I had a lot of different ideas but in the end I decided to write and illustrate a magical little story for her that revolved around a story of the ring. So of course I had to find the ring first, and I found an incredible 100 year old brass ring with an art nouveau design carved into a piece of red coral, a great ring to write a story about. I make it sound simple, but I searched for the perfect ring for about 8 months.
I wrote a few drafts of the story and come up with the title A Coral Arrangement. After I sketched out which images would go with which pages I illustrated 22 drawings to go with the story. I worked secretly over about 2 weeks to get the book done before heading to Ottawa for New Year’s Eve. I had decided I wanted to propose in the New Year and get 2010 off to a great start.

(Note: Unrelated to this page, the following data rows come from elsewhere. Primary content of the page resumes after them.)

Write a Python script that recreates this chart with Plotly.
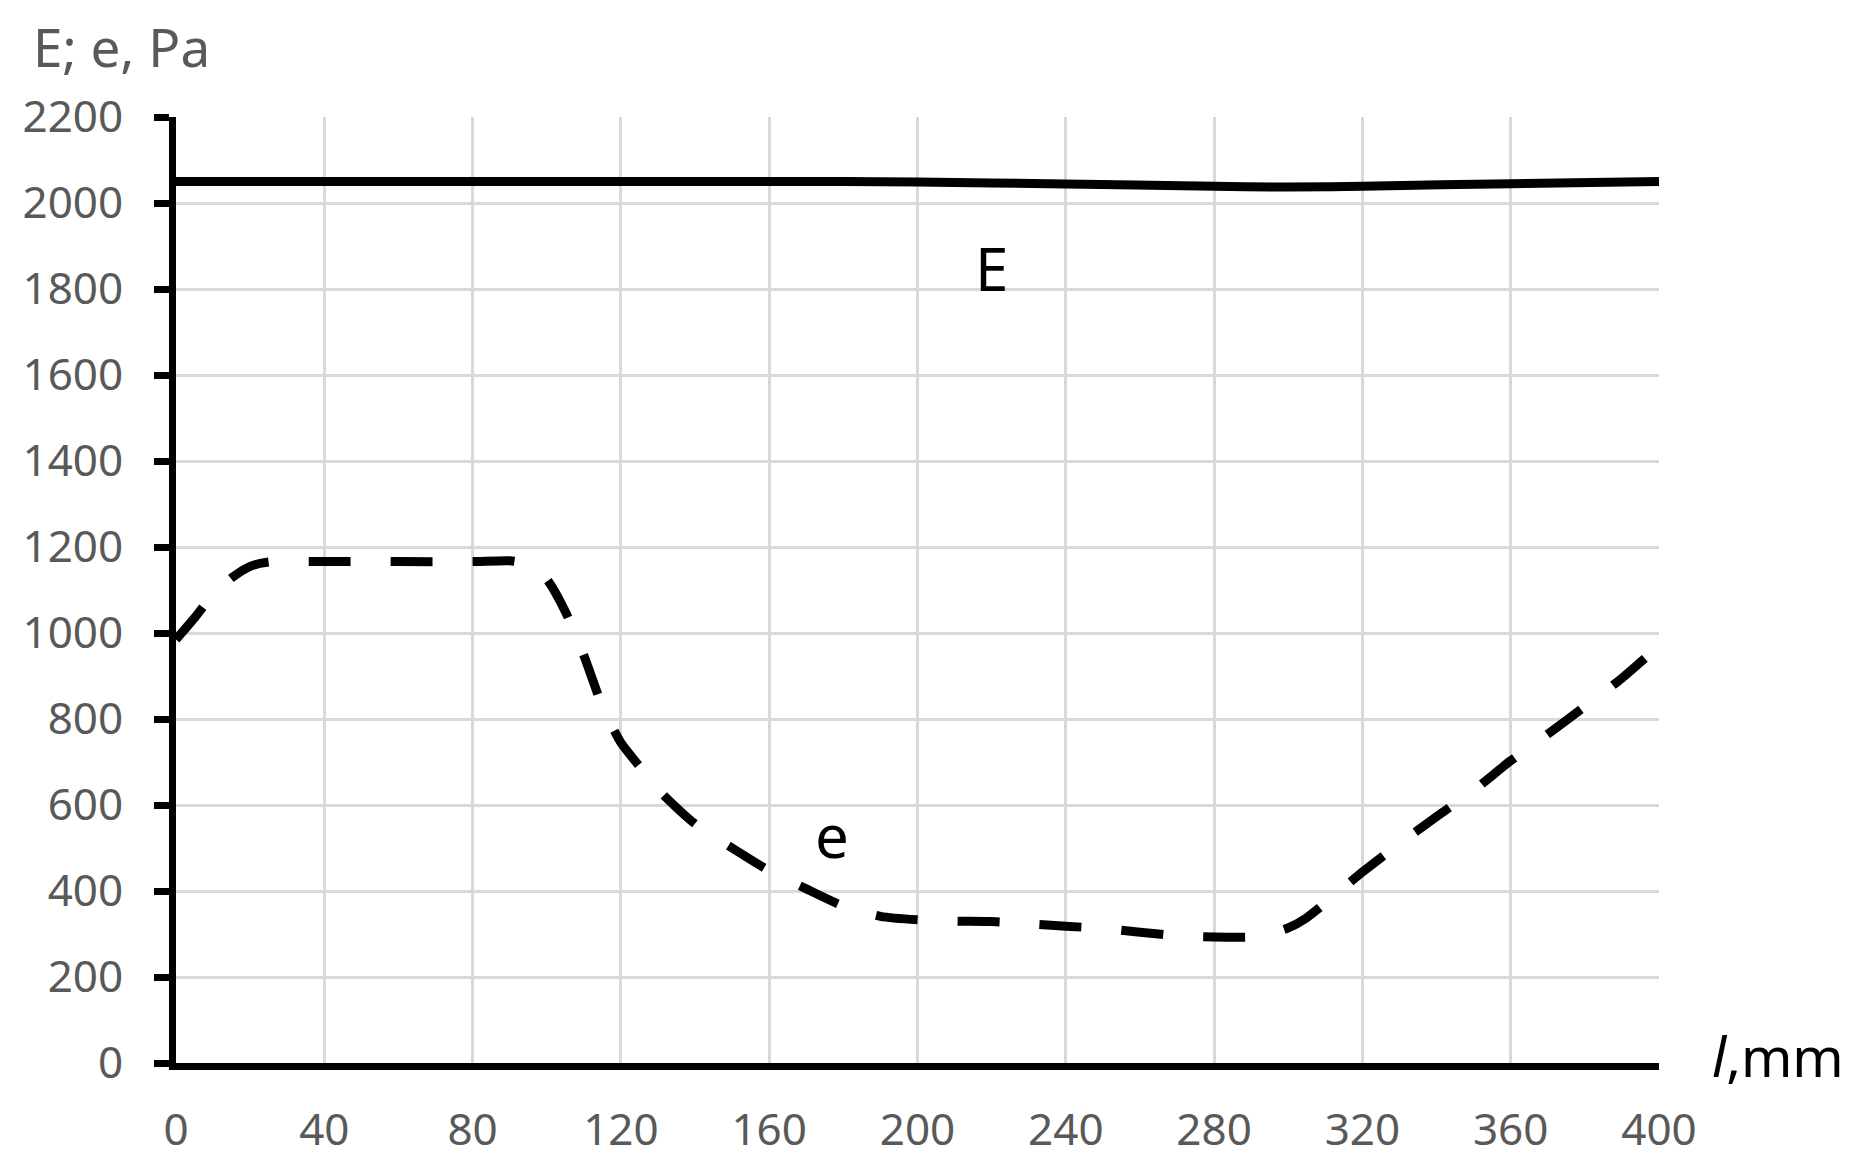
import plotly.graph_objects as go

# ---- data ----
x_E = [0, 40, 80, 120, 160, 200, 240, 280, 300, 320, 360, 400]
E_vals = [2050, 2050, 2050, 2050, 2050, 2049, 2044, 2039, 2037, 2039, 2045, 2050]

x_e = [0, 5, 10, 15, 20, 25, 40, 60, 80, 90, 95, 100, 105, 110, 115, 120, 125, 130,
       140, 150, 160, 170, 180, 190, 200, 210, 220, 230, 240, 250, 260, 270, 280,
       290, 295, 300, 305, 310, 320, 330, 340, 350, 360, 370, 380, 390, 400]
e_vals = [985, 1035, 1090, 1128, 1155, 1165, 1166, 1166, 1166, 1168, 1160, 1125,
          1050, 948, 830, 745, 690, 636, 556, 500, 447, 405, 365, 341, 333, 330,
          329, 324, 318, 313, 304, 296, 293, 293, 300, 314, 338, 372, 444, 510,
          573, 634, 703, 765, 829, 895, 970]

x_ticks = [0, 40, 80, 120, 160, 200, 240, 280, 320, 360, 400]
y_ticks = [0, 200, 400, 600, 800, 1000, 1200, 1400, 1600, 1800, 2000, 2200]

FONT = "Noto Sans"
GRAY = "#595959"

fig = go.Figure()
fig.add_trace(go.Scatter(x=x_E, y=E_vals, mode="lines", line=dict(color="black", width=9, shape="spline", smoothing=0.8),
                         showlegend=False, hoverinfo="skip"))
fig.add_trace(go.Scatter(x=x_e, y=e_vals, mode="lines",
                         line=dict(color="black", width=9, dash="42px,40px", shape="spline", smoothing=0.6),
                         showlegend=False, hoverinfo="skip"))

fig.add_annotation(x=220, y=1850, xref="x", yref="y", text="E", showarrow=False,
                   font=dict(family=FONT, size=60, color="black"))
fig.add_annotation(x=177, y=530, xref="x", yref="y", text="e", showarrow=False,
                   font=dict(family=FONT, size=60, color="black"))
fig.add_annotation(x=-0.098, y=1.074, xref="paper", yref="paper", xanchor="left", yanchor="middle",
                   text="E; e, Pa", showarrow=False, font=dict(family=FONT, size=53, color=GRAY))
fig.add_annotation(x=1.080, y=0.008, xref="paper", yref="paper", xanchor="center", yanchor="middle",
                   text="<i>l</i>,mm", showarrow=False, font=dict(family=FONT, size=55, color="black"))

fig.update_layout(
    width=1862, height=1168,
    margin=dict(l=168, r=211, t=109, b=113),
    paper_bgcolor="white", plot_bgcolor="white",
    font=dict(family=FONT, size=44, color=GRAY),
)
fig.update_xaxes(range=[0, 400], tickvals=x_ticks, showgrid=True, gridcolor="#d9d9d9", gridwidth=3,
                 showline=True, linecolor="black", linewidth=7, ticks="", zeroline=False, automargin=False,
                 ticklabelstandoff=22, tickfont=dict(family=FONT, size=44, color=GRAY))
fig.update_yaxes(range=[0, 2200], tickvals=y_ticks, showgrid=True, gridcolor="#d9d9d9", gridwidth=3,
                 showline=True, linecolor="black", linewidth=7, ticks="outside", ticklen=15,
                 tickwidth=7, tickcolor="black", zeroline=False, automargin=False,
                 ticklabelstandoff=22, tickfont=dict(family=FONT, size=44, color=GRAY))

fig.write_html("out.html")
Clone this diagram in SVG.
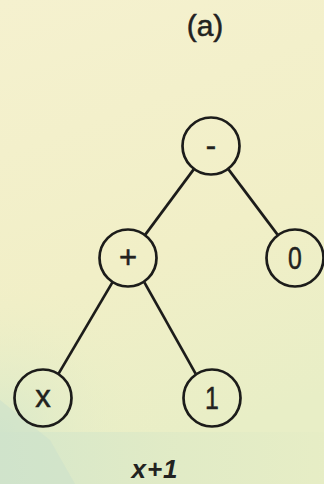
<svg xmlns="http://www.w3.org/2000/svg" width="324" height="484" viewBox="0 0 324 484">
  <defs>
    <linearGradient id="bg" x1="0" y1="0" x2="0.25" y2="1">
      <stop offset="0" stop-color="#f5f1cf"/>
      <stop offset="0.6" stop-color="#f1efc7"/>
      <stop offset="1" stop-color="#e8eec6"/>
    </linearGradient>
    <linearGradient id="band" x1="0" y1="0" x2="1" y2="0">
      <stop offset="0" stop-color="#d3e6cb"/>
      <stop offset="0.5" stop-color="#dfeac6"/>
      <stop offset="1" stop-color="#e6edc5"/>
    </linearGradient>
    <radialGradient id="leftShade" cx="0" cy="1" r="1">
      <stop offset="0" stop-color="#d6e8ca" stop-opacity="0.9"/>
      <stop offset="1" stop-color="#eef0c6" stop-opacity="0"/>
    </radialGradient>
    <style>
      .edge { stroke: #1c1c1a; stroke-width: 2.7; fill: none; }
      .node circle { fill: none; stroke: #1c1c1a; stroke-width: 2.7; }
      .node text { font-family: "Liberation Sans", Arial, sans-serif; font-size: 31px; fill: #222220; stroke: #222220; stroke-width: 0.5; text-anchor: middle; }
      .title { font-family: "Liberation Sans", Arial, sans-serif; font-size: 30px; fill: #222220; stroke: #222220; stroke-width: 0.5; text-anchor: middle; }
      .caption { font-family: "Liberation Sans", Arial, sans-serif; font-size: 26px; font-style: italic; font-weight: bold; fill: #222220; text-anchor: middle; letter-spacing: 1px; }
    </style>
  </defs>

  <!-- background -->
  <rect width="324" height="484" fill="url(#bg)"/>
  <rect x="0" y="280" width="160" height="152" fill="url(#leftShade)"/>
  <rect x="0" y="432" width="324" height="52" fill="url(#band)" opacity="0.85"/>
  <polygon points="0,400 50,440 75,484 0,484" fill="#c9e0cc" opacity="0.5"/>

  <text class="title" x="205" y="36">(a)</text>

  <!-- connectors -->
  <g id="edges">
    <line class="edge" x1="193.7" y1="169.4" x2="145.3" y2="234.6"/>
    <line class="edge" x1="228.5" y1="169.4" x2="277.5" y2="234.6"/>
    <line class="edge" x1="112.4" y1="282.4" x2="58.6" y2="373.6"/>
    <line class="edge" x1="144.4" y1="282.4" x2="195.6" y2="373.6"/>
  </g>

  <!-- nodes -->
  <g id="node-minus" class="node">
    <circle cx="211" cy="146" r="28.5"/>
    <text x="211" y="156">-</text>
  </g>
  <g id="node-plus" class="node">
    <circle cx="128" cy="258" r="28.5"/>
    <text x="128" y="268">+</text>
  </g>
  <g id="node-zero" class="node">
    <circle cx="295" cy="258" r="28.5"/>
    <text x="295" y="269" transform="translate(295 258) scale(0.8 1) translate(-295 -258)">0</text>
  </g>
  <g id="node-x" class="node">
    <circle cx="43" cy="398" r="28.5"/>
    <text x="43" y="407">x</text>
  </g>
  <g id="node-one" class="node">
    <circle cx="212" cy="398" r="28.5"/>
    <text x="212" y="409" transform="translate(212 398) scale(0.8 1) translate(-212 -398)">1</text>
  </g>

  <text class="caption" x="155" y="478">x+1</text>
</svg>
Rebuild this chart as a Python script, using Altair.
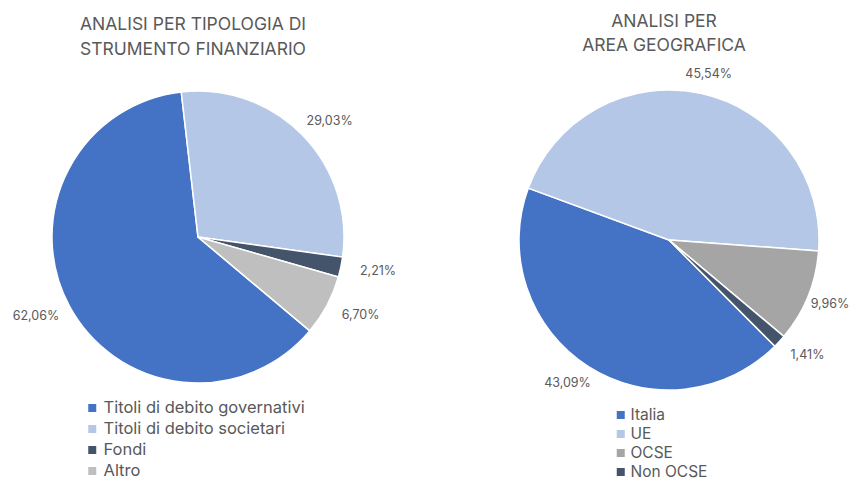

It’s tricky to work on a project like this when you work side by side with someone all day long (our drafting tables are right next to each other). Thankfully even if she did sneak a peak or catch a glance she didn’t know exactly what I was working on and I pretended it was a Christmas present I was making for her.
Instead of binding a book myself I found a beautiful old book called Collier’s Cyclopedia of Social and Commercial Information. The book was perfect. It was printed in 1883 and was filled with amazing illustrations. I scanned my illustrations and designed the layout in InDesign before printing the pages and gluing them into the Collier’s book. I felt terrible doing this to such an incredible book but it was really the perfect book for the job.
For the final touch to the book I decided to cut a hole inside to hide the ring. When the story ends there is one final illustration with a fold up flap that opens to reveal the ring hidden inside (that’s my cue to propose). I cut down about an inch into the book after gluing the pages together with an acrylic painting medium. It worked perfectly and from the side you’d never know there was a ring hidden inside.
On January 1st of this year after taking the dog for a snowy walk I presented Chantal with the book. As she read through the story and looked at my drawings I tried to guess if she knew how it was going to end. She flipped through slowly and I prepared my words when she got to the final page with the flap. I wish I could remember exactly what she said when she saw the ring and I proposed but I all I can remember is a very happy face and an excited reaction, and that her answer was something similar to “yes.”
Needless to say, for those of you who know us, we’ll be getting our invitations printed with Papillon Press.